**What to produce:** Your task is to give the number of lines in the listing that include "with", and nothing else.
══════════════════════════════
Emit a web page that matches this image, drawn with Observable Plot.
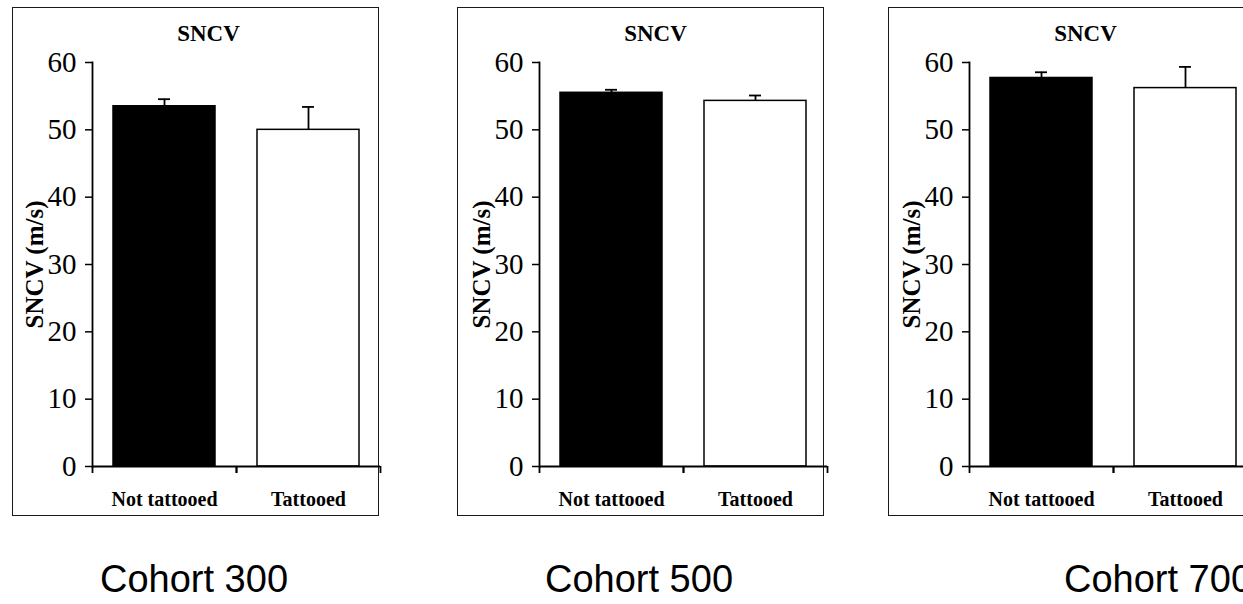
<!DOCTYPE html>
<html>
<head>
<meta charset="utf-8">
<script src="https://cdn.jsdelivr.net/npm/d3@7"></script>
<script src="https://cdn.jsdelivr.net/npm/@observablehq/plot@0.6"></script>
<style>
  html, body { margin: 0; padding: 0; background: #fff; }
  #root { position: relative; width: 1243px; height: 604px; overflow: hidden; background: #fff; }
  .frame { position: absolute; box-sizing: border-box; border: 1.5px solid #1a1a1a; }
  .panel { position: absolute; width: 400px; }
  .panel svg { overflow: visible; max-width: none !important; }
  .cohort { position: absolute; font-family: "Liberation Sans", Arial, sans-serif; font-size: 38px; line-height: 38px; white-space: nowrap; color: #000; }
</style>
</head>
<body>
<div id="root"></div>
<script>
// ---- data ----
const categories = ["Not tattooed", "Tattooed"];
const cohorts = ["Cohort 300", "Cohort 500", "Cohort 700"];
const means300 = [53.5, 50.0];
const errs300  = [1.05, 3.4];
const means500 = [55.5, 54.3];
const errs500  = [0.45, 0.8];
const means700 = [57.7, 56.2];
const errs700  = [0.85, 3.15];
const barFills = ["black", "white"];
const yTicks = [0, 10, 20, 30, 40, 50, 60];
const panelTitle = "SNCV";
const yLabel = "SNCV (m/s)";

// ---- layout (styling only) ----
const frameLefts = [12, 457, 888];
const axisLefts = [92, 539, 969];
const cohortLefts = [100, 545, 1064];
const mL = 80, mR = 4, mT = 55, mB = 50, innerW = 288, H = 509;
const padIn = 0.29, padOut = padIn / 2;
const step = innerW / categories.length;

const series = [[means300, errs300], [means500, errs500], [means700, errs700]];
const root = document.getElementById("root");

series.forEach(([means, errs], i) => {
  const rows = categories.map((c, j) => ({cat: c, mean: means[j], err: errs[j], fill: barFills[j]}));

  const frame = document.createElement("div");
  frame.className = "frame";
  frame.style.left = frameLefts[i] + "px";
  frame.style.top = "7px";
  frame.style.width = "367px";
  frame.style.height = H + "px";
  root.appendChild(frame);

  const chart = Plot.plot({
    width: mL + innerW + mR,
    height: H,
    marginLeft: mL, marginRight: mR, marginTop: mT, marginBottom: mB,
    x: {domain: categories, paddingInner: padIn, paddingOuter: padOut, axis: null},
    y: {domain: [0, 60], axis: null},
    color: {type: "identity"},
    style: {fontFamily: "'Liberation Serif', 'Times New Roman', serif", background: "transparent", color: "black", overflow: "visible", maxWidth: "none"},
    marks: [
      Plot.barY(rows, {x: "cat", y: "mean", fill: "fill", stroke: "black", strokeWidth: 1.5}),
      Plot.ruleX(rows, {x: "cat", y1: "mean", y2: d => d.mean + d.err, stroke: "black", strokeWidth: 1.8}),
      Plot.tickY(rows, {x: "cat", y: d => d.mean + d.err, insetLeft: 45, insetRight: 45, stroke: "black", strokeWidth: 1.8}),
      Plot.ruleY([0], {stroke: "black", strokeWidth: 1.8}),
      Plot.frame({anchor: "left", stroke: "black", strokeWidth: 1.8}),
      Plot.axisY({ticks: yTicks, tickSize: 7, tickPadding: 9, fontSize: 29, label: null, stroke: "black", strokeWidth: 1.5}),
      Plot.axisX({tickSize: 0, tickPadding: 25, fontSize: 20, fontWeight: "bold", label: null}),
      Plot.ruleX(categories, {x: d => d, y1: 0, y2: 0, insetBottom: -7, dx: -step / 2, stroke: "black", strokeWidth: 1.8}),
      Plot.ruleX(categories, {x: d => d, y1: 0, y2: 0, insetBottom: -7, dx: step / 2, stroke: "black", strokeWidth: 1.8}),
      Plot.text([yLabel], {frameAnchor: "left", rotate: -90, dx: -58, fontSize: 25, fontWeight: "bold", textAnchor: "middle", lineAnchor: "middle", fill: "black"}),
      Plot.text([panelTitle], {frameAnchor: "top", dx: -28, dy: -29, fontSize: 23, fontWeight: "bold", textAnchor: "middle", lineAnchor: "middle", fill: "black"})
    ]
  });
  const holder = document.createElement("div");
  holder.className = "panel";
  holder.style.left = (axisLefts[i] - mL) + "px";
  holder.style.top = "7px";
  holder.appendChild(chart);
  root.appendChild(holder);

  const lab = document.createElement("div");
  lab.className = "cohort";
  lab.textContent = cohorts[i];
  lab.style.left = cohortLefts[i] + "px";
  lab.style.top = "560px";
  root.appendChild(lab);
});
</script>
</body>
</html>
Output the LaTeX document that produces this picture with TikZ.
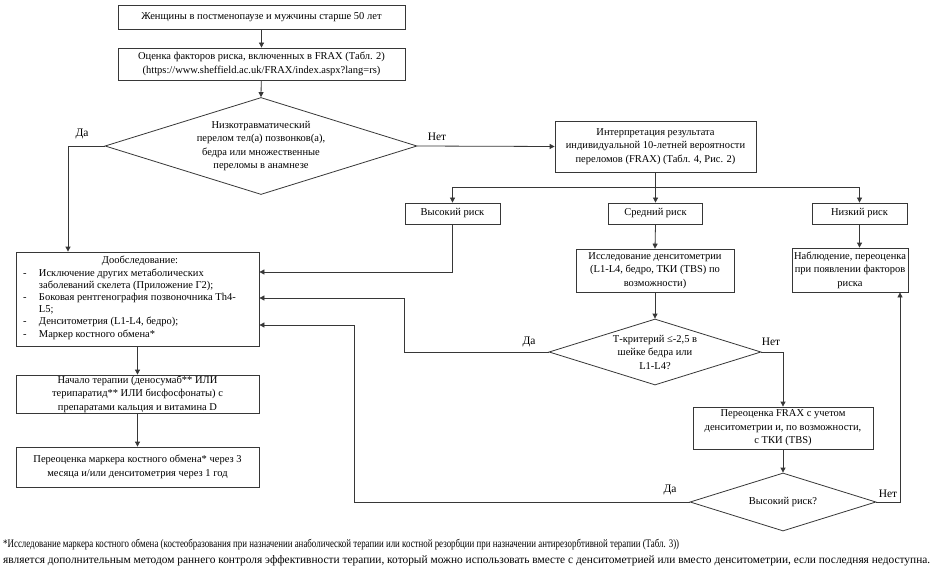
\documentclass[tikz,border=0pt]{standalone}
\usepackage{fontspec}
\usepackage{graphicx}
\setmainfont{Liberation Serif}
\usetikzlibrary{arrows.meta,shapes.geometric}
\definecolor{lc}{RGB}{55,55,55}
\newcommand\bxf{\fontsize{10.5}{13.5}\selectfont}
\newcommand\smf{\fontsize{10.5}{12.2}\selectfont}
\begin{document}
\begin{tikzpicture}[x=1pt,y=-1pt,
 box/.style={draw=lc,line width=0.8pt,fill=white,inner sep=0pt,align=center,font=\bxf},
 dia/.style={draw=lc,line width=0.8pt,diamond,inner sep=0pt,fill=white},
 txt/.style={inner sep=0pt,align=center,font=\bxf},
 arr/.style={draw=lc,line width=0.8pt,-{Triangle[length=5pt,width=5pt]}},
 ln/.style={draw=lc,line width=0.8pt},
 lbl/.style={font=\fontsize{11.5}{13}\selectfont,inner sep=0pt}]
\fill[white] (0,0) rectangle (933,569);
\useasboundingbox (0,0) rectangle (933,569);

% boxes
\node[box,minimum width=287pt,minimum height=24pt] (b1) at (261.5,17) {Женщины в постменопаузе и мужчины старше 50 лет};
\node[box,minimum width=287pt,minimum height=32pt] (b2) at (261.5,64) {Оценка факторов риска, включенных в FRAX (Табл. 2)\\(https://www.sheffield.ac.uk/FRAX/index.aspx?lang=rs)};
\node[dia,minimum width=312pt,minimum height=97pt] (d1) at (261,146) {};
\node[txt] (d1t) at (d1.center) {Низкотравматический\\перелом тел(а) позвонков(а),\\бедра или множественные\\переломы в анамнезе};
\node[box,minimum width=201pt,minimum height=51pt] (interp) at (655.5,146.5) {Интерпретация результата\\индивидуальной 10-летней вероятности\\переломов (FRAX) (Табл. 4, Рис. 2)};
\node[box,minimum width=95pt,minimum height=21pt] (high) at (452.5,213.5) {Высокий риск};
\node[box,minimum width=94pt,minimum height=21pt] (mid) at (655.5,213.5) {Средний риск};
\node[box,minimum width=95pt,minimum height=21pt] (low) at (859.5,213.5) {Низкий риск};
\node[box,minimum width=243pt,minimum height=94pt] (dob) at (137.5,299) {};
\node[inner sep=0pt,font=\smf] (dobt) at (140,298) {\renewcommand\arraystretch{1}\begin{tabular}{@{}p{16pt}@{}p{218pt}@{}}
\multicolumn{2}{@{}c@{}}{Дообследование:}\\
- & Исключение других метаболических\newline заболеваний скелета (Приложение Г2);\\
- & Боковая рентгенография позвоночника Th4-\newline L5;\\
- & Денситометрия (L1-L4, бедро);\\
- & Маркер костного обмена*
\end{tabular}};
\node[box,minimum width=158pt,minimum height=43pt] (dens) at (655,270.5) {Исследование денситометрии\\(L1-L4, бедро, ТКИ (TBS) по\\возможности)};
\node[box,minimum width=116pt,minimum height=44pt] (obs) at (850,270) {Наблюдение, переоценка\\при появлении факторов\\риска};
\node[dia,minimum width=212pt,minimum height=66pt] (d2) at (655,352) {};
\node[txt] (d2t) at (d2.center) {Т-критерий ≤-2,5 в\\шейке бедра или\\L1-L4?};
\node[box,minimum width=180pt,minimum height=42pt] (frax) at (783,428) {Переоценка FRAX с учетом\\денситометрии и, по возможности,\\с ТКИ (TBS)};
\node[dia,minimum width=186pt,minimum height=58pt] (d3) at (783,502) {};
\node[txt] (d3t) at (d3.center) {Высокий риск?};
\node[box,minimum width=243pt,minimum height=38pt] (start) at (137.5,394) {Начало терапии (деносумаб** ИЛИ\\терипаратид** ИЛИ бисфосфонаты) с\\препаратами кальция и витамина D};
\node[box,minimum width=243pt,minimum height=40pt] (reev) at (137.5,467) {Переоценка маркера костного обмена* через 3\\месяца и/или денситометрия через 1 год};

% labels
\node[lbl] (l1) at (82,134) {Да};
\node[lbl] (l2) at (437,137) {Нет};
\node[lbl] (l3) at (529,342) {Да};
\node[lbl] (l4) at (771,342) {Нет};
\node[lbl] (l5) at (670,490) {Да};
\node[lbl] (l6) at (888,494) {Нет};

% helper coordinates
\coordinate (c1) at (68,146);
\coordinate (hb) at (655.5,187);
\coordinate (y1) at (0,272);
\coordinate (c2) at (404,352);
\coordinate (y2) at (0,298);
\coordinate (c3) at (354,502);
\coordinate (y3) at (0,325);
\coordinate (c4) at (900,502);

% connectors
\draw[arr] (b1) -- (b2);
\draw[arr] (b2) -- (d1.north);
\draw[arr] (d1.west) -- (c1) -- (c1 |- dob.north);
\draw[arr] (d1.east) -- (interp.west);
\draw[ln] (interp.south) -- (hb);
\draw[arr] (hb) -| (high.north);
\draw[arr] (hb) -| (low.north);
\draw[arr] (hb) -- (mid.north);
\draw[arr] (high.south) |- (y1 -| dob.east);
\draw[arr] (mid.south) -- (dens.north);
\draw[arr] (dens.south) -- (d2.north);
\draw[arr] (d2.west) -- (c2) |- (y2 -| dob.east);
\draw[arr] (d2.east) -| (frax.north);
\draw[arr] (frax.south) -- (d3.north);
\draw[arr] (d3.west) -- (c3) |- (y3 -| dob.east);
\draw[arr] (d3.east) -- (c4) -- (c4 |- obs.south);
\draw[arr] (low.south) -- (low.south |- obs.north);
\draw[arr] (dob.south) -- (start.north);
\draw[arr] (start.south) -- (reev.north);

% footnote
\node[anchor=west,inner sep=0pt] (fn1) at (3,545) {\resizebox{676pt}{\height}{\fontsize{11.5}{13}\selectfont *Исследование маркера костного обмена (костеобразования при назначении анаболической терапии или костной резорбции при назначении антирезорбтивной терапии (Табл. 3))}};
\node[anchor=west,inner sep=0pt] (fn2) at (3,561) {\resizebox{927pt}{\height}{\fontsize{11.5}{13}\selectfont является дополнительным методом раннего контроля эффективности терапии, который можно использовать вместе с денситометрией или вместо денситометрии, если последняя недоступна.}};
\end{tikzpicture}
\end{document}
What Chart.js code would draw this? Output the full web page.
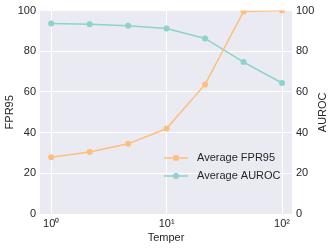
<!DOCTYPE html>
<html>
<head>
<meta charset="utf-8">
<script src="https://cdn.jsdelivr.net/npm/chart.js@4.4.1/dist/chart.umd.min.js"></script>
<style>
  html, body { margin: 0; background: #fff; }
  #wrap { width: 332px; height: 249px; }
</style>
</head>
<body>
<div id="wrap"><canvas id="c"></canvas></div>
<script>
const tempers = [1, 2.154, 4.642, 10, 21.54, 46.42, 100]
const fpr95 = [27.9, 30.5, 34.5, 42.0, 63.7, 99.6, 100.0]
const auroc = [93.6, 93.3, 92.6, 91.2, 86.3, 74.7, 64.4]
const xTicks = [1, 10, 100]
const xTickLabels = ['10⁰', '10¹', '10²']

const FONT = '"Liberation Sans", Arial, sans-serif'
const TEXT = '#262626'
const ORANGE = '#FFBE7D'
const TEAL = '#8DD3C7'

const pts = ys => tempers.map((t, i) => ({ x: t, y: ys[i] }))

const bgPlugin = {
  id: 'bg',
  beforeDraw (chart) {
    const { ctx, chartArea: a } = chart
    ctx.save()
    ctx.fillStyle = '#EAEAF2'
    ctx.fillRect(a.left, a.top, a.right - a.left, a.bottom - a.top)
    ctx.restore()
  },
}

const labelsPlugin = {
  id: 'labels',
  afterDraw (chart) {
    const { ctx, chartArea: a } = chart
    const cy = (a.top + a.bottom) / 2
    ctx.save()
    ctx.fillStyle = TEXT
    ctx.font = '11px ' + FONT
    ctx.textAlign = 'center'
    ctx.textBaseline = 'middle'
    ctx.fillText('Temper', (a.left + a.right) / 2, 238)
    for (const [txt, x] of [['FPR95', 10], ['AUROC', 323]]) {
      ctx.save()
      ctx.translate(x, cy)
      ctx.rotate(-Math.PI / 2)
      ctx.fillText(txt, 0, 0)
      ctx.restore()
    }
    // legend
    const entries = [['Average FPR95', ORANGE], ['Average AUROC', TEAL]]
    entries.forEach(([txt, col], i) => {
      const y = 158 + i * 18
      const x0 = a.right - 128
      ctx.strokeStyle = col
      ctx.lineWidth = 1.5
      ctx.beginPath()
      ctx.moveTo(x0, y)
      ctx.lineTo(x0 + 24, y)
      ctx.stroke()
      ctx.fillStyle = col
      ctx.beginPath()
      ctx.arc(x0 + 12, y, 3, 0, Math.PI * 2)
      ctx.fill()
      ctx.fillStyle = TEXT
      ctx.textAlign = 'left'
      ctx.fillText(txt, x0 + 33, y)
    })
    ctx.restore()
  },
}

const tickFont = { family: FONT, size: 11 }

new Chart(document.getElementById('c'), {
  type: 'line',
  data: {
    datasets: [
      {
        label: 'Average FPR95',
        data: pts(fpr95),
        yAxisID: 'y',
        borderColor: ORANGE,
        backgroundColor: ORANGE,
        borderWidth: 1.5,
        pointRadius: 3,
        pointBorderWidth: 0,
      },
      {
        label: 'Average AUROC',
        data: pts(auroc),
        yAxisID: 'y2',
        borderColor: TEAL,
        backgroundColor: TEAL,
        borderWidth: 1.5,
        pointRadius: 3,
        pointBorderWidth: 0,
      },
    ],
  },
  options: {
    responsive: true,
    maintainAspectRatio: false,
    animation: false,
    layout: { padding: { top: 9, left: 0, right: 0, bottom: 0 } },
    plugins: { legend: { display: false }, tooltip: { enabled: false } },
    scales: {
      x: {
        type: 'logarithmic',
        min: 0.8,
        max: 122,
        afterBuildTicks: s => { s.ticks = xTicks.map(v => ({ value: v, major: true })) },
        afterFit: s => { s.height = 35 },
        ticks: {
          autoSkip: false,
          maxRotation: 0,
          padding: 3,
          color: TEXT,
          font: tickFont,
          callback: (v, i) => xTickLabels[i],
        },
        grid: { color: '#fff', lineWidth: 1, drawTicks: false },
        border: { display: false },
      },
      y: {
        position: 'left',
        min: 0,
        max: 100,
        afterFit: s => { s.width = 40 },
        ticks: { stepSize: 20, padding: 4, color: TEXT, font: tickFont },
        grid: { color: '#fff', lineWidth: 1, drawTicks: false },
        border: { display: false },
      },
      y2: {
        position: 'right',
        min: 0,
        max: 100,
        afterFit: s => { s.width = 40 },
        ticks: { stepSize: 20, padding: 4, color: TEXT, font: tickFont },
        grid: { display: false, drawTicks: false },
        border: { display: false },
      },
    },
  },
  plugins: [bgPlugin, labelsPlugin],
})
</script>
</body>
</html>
══════════════════════════════
**Answer to the problem:** 2